Masz rację, że dużą biżuterię trzeba mierzyć i zwracać baczną uwagę na ciężar. Na szczęście jest teraz taki duży wybór, że śmiało można przebierać i wybierać. Duży szal przy długich kolczykach może przeszkadzać, dlatego zawiązałam szal ciasno na szyi, w nieudaną kokardę 🙂 . Moim zdaniem, najpiękniej wyglądają z golfem i spiętymi włosami, wtedy nie trzeba cierpieć ani odrobinkę… a tym bardziej tak mocno, jak przy „domowym” przekłuwaniu uszu, co było także moim udziałem.
BUZIAKI, SIWA
Ha, jest mi niezwykle miło i jestem bardzo dumna, że udało mi się sprawić Ci Agusiu przyjemność. Wyglądasz w tej stylizacji fenomenalnie, zachwycają mnie kolory – niby tylko szary i czarny – a ileż jest odcieni, światło padające na struktury materiału daje wrażenie jakby kolorów było dużo więcej. Świetnie to wygląda.
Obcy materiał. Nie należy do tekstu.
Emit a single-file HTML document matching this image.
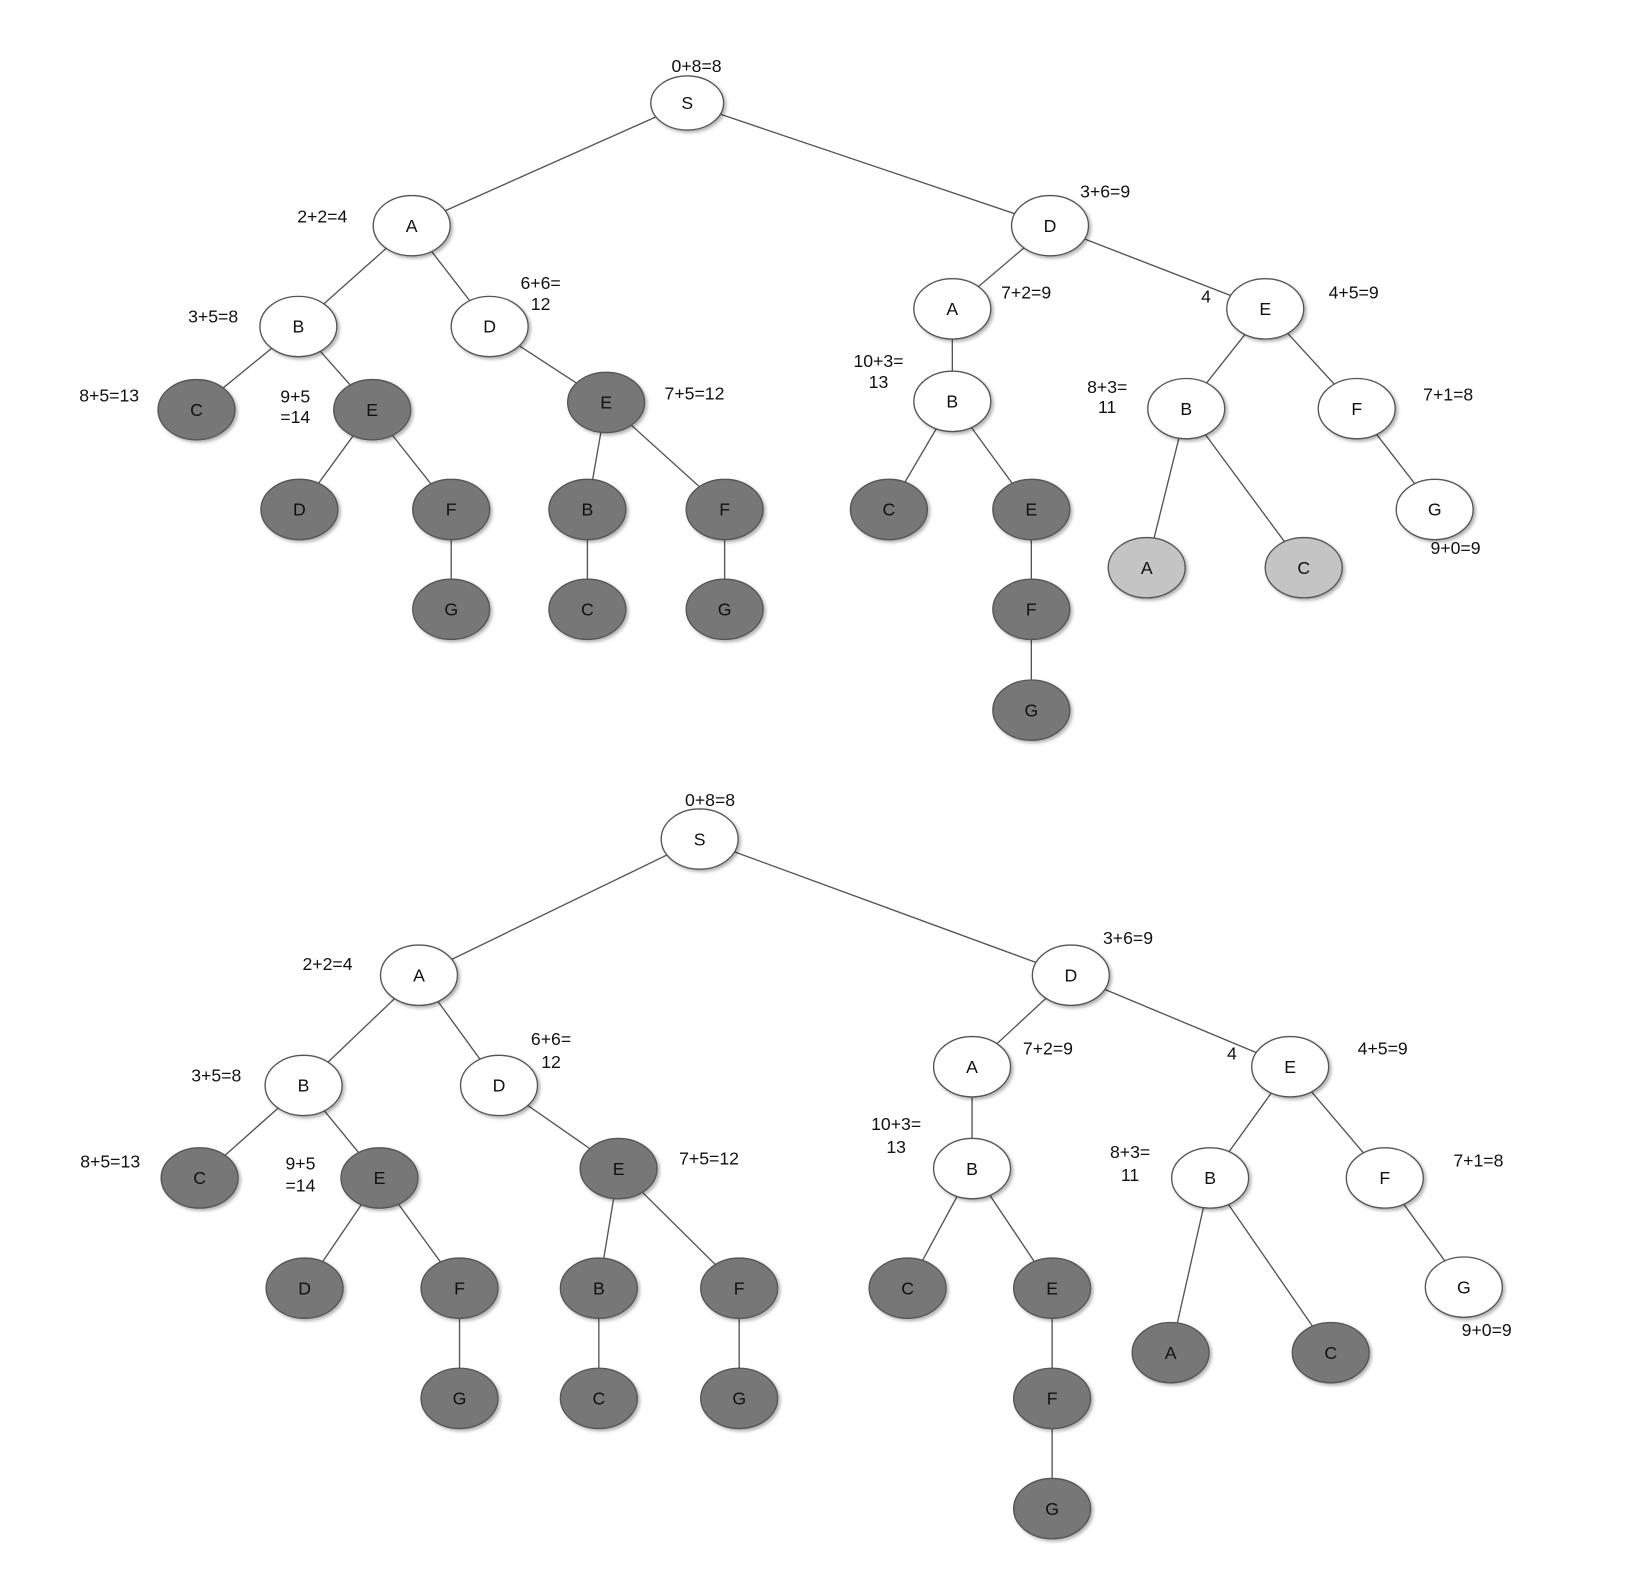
<!DOCTYPE html>
<html><head><meta charset="utf-8"><style>
html,body{margin:0;padding:0;background:#fff;}
svg{display:block;}
text{font-family:"Liberation Sans",Arial,sans-serif;fill:#111;}
</style></head><body>
<svg id="s" width="1626" height="1570" viewBox="0 0 1564 1510" xmlns="http://www.w3.org/2000/svg">
<defs><filter id="sh" x="-20%" y="-20%" width="150%" height="150%"><feDropShadow dx="2" dy="2" stdDeviation="1.5" flood-color="#000" flood-opacity="0.3"/></filter></defs>
<g id="edges" stroke="#555" stroke-width="1.3"></g>
<g id="nodes"></g>
<g id="labels" font-size="17"></g>
</svg>
<script>
const W='#fff',G='#777',L='#c4c4c4';
const trees=[
{n:{S:[661,99,W,'S',35,26],A:[396,217,W,'A'],D:[1010,217,W,'D'],B:[287,314,W,'B'],D2:[471,314,W,'D'],
C:[189,394,G,'C'],E:[358,394,G,'E'],E2:[583,387,G,'E'],D3:[288,490,G,'D'],F:[434,490,G,'F'],G:[434,586,G,'G'],
B2:[565,490,G,'B'],F2:[697,490,G,'F'],C2:[565,586,G,'C'],G2:[697,586,G,'G'],
RA:[916,297,W,'A'],RE:[1217,297,W,'E'],RB:[916,386,W,'B'],RC:[855,490,G,'C'],RE2:[992,490,G,'E'],RF:[992,586,G,'F'],RG:[992,683,G,'G'],
RB2:[1141,393,W,'B'],RF2:[1305,393,W,'F'],RG2:[1380,490,W,'G'],RA2:[1103,546,L,'A'],RC2:[1254,546,L,'C']},
l:[['0+8=8',670,69],['2+2=4',310,214],['3+6=9',1063,190],['3+5=8',205,310],['6+6=',520,278],['12',520,298],['8+5=13',105,386],
['9+5',284,387],['=14',284,407],['7+5=12',668,384],['7+2=9',987,287],['4',1160,291],['4+5=9',1302,287],['10+3=',845,353],['13',845,373],
['8+3=',1065,378],['11',1065,397],['7+1=8',1393,385],['9+0=9',1400,533]]},
{n:{S:[673,807,W,'S'],A:[403,938,W,'A'],D:[1030,938,W,'D'],B:[292,1044,W,'B'],D2:[480,1044,W,'D'],
C:[192,1133,G,'C'],E:[365,1133,G,'E'],E2:[595,1124,G,'E'],D3:[293,1239,G,'D'],F:[442,1239,G,'F'],G:[442,1345,G,'G'],
B2:[576,1239,G,'B'],F2:[711,1239,G,'F'],C2:[576,1345,G,'C'],G2:[711,1345,G,'G'],
RA:[935,1026,W,'A'],RE:[1241,1026,W,'E'],RB:[935,1124,W,'B'],RC:[873,1239,G,'C'],RE2:[1012,1239,G,'E'],RF:[1012,1345,G,'F'],RG:[1012,1451,G,'G'],
RB2:[1164,1133,W,'B'],RF2:[1332,1133,W,'F'],RG2:[1408,1238,W,'G'],RA2:[1126,1301,G,'A'],RC2:[1280,1301,G,'C']},
l:[['0+8=8',683,775],['2+2=4',315,933],['3+6=9',1085,908],['3+5=8',208,1040],['6+6=',530,1005],['12',530,1027],['8+5=13',106,1123],
['9+5',289,1125],['=14',289,1146],['7+5=12',682,1120],['7+2=9',1008,1014],['4',1185,1019],['4+5=9',1330,1014],['10+3=',862,1087],['13',862,1109],
['8+3=',1087,1114],['11',1087,1136],['7+1=8',1422,1122],['9+0=9',1430,1285]]}];
const E=[['S','A'],['S','D'],['A','B'],['A','D2'],['B','C'],['B','E'],['D2','E2'],['E','D3'],['E','F'],['F','G'],['E2','B2'],['E2','F2'],['B2','C2'],['F2','G2'],
['D','RA'],['D','RE'],['RA','RB'],['RB','RC'],['RB','RE2'],['RE2','RF'],['RF','RG'],['RE','RB2'],['RE','RF2'],['RF2','RG2'],['RB2','RA2'],['RB2','RC2']];
const ns='http://www.w3.org/2000/svg';
function mk(t,a,p,txt){const e=document.createElementNS(ns,t);for(const k in a)e.setAttribute(k,a[k]);if(txt)e.textContent=txt;document.getElementById(p).appendChild(e);}
trees.forEach(t=>{
E.forEach(([a,b])=>{const p=t.n[a],q=t.n[b];mk('line',{x1:p[0],y1:p[1],x2:q[0],y2:q[1]},'edges');});
for(const k in t.n){const [x,y,f,lab,rx,ry]=t.n[k];
mk('ellipse',{cx:x,cy:y,rx:rx||37,ry:ry||29,fill:f,stroke:'#555','stroke-width':1.3,filter:'url(#sh)'},'nodes');
mk('text',{x:x,y:y+6,'text-anchor':'middle','font-size':17},'nodes',lab);}
t.l.forEach(([s,x,y])=>mk('text',{x:x,y:y,'text-anchor':'middle'},'labels',s));
});
</script>
</body></html>
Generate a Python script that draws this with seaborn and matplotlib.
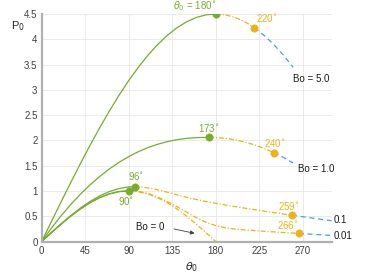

Co do biżuterii to zachwyca mnie – na kimś ale sama rzadko ośmielam się na jakiś bardziej spektakularny drobiazg. Wydaje mi się, że mi nie pasuje. Jedynie nadgarstek jest zawsze obwieszony, zasznurkowany i zakoralikowany do oporu. Ale popatrzeć zwłaszcza na Tobie to zupełnie inna bajka. Pięknie. Całusy D.
Ps. Nie przejmuj się zanikiem weny twórczej, czasami człowieka tak wyzuje ze wszystkiego, trzeba odpocząć a my Silverowiczki i tak będziemy wiernie czekać na wpisy.
Witaj Dorotko,
Prezent boski i jak widać idealnie trafiony. Dziękuję jeszcze raz.
Wiem jak to jest, bo mnie też często się zdarza, że widzę na kimś coś fajnego i potem okazuje się, że to nie dla mnie. Nie poddaję się jednak, kombinuję co jakiś czas i modyfikuję pomysły, dopasowując je do siebie. Czasem okazuje się, że zmieniam zdanie i tak właśnie było z dużą biżuterią. Kiedyś nie założyłabym jej za skarby świata do pracy na co dzień, a teraz uważam to za świetny pomysł i mało tego, czuję się w niej fantastycznie. Nie potrzeba wielkich okazji, by poczuć się elegancko i wyjątkowo.